Parenting – Part 3
In this episode, Ms. Swati Salunkhe highlights another area of concern in parenting, i.e. Managing Tantrums, Misbehavior and learning among kids irrespective of their ages, as of now, talking about younger kids where they are starting their school or academic life, maybe playgroup, pre-primary, nursery, senior Kg or First standard onward. Parents say that I discipline, but he just does not listen, or he becomes adamant on certain things as he requires certain ABC or XYZ, we are talking about tantrums or misbehavior. As adults have a fixation of certain things like food, clothing, etc., so does our kids. They get fixated to certain toys, dress or something to eat. Again there is a thin line parent need to be observant about. We, giving our wholeheartedly everything to the child, can just be a beginning of all these things.

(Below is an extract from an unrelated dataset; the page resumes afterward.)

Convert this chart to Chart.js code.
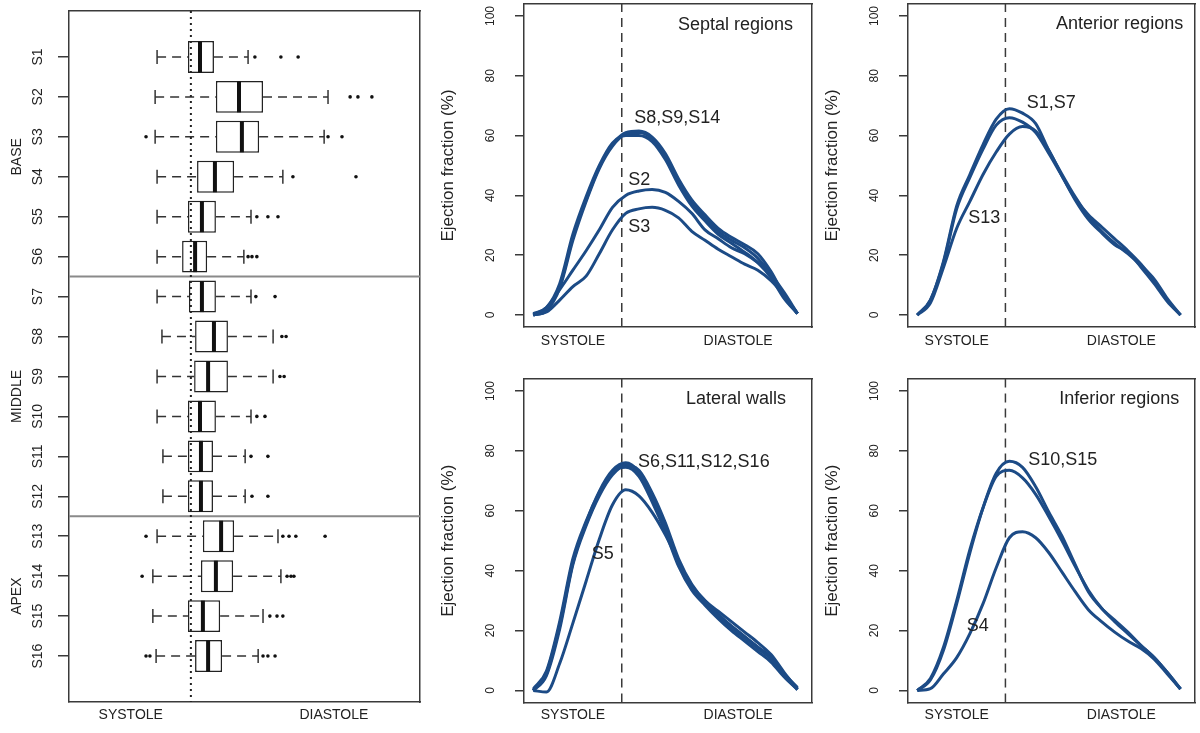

As parents, grandparents or other family members, we provide our children with anything and everything they feel like could be right from a separate bed, pillow, water bottle, plates and it goes on and on. Certain things are quietly acceptable, but not always. As this could be just a seed for the child not behaving properly, socially and creating tantrums, if he/she does not get things as he/she wants. Children will definitely cry, they will definitely show their anger, or that they are upset by the crying, by howling. Have heard of children banging their heads, well those are extreme cases. You may not feel very good about it, that he gets what he wants. Frankly, these are the concerns you need to get into. If the child is too adamant on a certain aspect regularly, then it’s time to recheck what you are doing with the child, are you feeding the child with it or restraining it. Once it’s clear the child is very adamant about it, start pulling up the strings then and there itself. If somebody has made a note of it, do not ever give excuses.
Most of the time we hear parents saying ‘you know otherwise he doesn’t do it, it’s only today and I don’t know really why?’ You have very well covered the child yourself. If it’s wrong and something going above the limit, put an end to it, very nicely. Not asking you to behave abruptly, but very nicely you can make your child understand. Throwing tantrums for toys or dress is very natural because that’s the way a child knows to react, do not fall for it. Make your child understand, speak to the child, the child will definitely understand, but if you say ‘He just doesn’t listen, he takes whatever he wants, he knows his ways’; you have actually given all the keys in your child’s hand. See that you are very vigilant on those grounds. With that comes learning too.
I have seen parents at an early age giving all sort of educational toys, storybooks, coloring books, all acceptable, nothing wrong in that. Because more the child picks up at this language the more the fantastic it will be for the child in the later years. The problem comes when a four year, five years, six or seven years old is put into various firms in the sense of music, dancing, swimming, arts, martial arts, something to do with science, not all to be borne at one point. You need to restrict it. If the child enjoys why not? but a child cannot have such a time table life at an early age.it could be very paradoxical that this is the age the child absorbs a lot of things, but that does not mean you need to burden the child with so many activities. A proper sleep, proper social time, with a little bit of entertainment time and also something and nothing to do also. Make the child a habit into it, do not put the child into too many learning things.
Learning doesn’t mean here only ABC or learning a language; its seen parents running to lots of things at certain ages which are not required. May your child is really scared of water, or talking in front of people or maybe not comfortable coloring. Take cues from what your child is telling you. The child may not be verbally expressed, but the child shows the discomfort. Try to work over it, giving your own comfort zone between the family members itself and then taking up to the next level. Remember learning, misbehaving and controlling tantrums is going to be throughout. The earlier observed, the earlier worked upon it, is always better for the child holistic development. Most of the common concern of young parents or for the parents who are first-time parents are covered here. Concerns will change and grow with the growing child, will talk about it in some other episode.